Facebook and Netflix are finding it tough to recruit new people who want what they are offering. At least for now, their numbers of users are shrinking.
There are complex reasons for their growth lulls, and we’ll learn more later today when Meta, Facebook’s parent company, releases its quarterly financial report. This edition of the newsletter is about a challenge they and other globe-spanning internet companies share: the untapped potential in the billions of people who are not online at all.
More than four in 10 people in the world, which works to more than three billion people, do not use the internet at home or on their phones, according to the most recently available estimates from the World Bank and United Nations, from 2019.

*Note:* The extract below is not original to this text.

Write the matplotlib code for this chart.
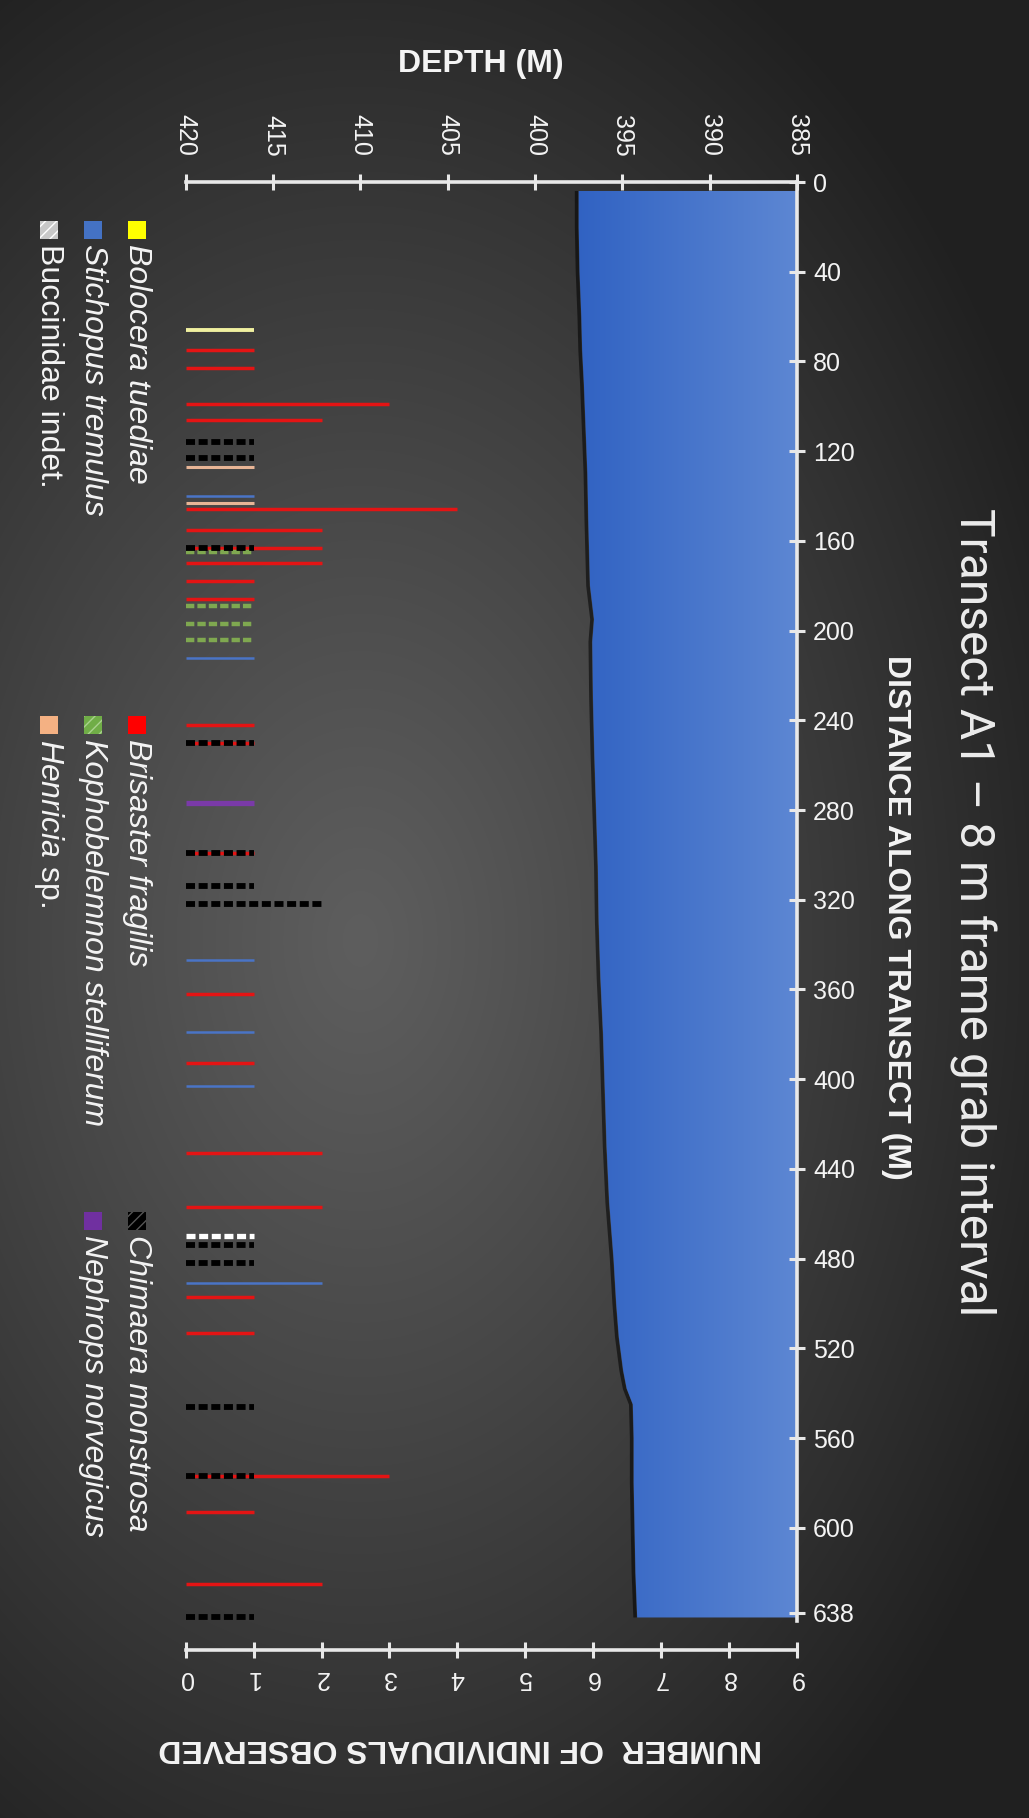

In some of the world’s most-populated countries, including Pakistan, Bangladesh and Nigeria, a majority of people are not online.
Even after a major surge in online access in India in recent years, roughly 60 percent of Indians don’t use the internet. Close to half of the people in Indonesia — the world’s fourth-largest country — aren’t online, either. For comparison, about 10 percent of Americans and one-quarter of Brazilians aren’t online.
The tech world is not ignoring the gap between the internet haves and have-nots, and the number of disconnected people is shrinking. But as digital services strive to grab even more users, their ambitions are held back by so many still being offline or having subpar service that prevents bingeing on Netflix, surfing YouTube or madly scrolling through Instagram.
There is no silver bullet to the complex economic, cultural, technical and policy barriers to bringing more of the world’s citizens online. Advocates of expanding internet use say that being connected is an economic engine and increasingly a necessity of modern life. An internet connection is also a minimum condition for internet companies to reach potential customers.
I’m not saying that if 100 percent of the 1.4 billion people in India suddenly used the internet, then they would all become Netflix subscribers. Now that Google, Facebook, Amazon and Netflix may be close to saturation in the US, they have all made India a priority. But their growth is capped because they can only reach at most the roughly 600 million Indians who are online.
(A note about China, which has the world’s largest concentration of internet users: The country blocks many popular foreign digital services, making China out of reach for Netflix, Facebook, Google and others.)
Ana Maria Rodriguez, a research analyst with the advocacy group the Alliance for Affordable Internet, said that official figures of online users might drastically underestimate how many people don’t have regular access to the internet, can’t afford to go online often, have poor service or some combination thereof.
She said that the World Bank and UN counted an internet user as anyone who had gone online at least eleven in the past three months. By their figures, two-thirds of people in Colombia were online as of 2019. But research from the Alliance for Affordable Internet found that only one-quarter of Colombians had “meaningful” access, which included consistent online connections at relatively quick speeds.
Microsoft, Facebook, Google and other tech companies and executives have various projects to help expand internet access or tailor their apps for countries where millions of people may be going online for the first time. Rodriguez, whose group receives funding from tech companies, said that doing even more could help billions of people — and corporations’ bottom lines.
“It’s in their interest to reach these people,” Rodriguez told me, referring to the global internet companies.
When I first started to write about technology more than a decade ago, I would regularly ask executives if there was a limit to their growth because so many people weren’t online, and service stank for many people, even in rich countries like the US I got a lot of blank stars.
Maybe they were right not to make the issue a high priority. Many more people have been connected in those years, and internet service has improved in most countries. Facebook and Spotify are not experts in building mobile internet towers or tearing down social and financial obstacles to getting more people online.
But we’re entering a period in which the easy growth is gone for many successful internet companies. To keep reaching more people, they may need to think differently about the billions who have yet to be connected.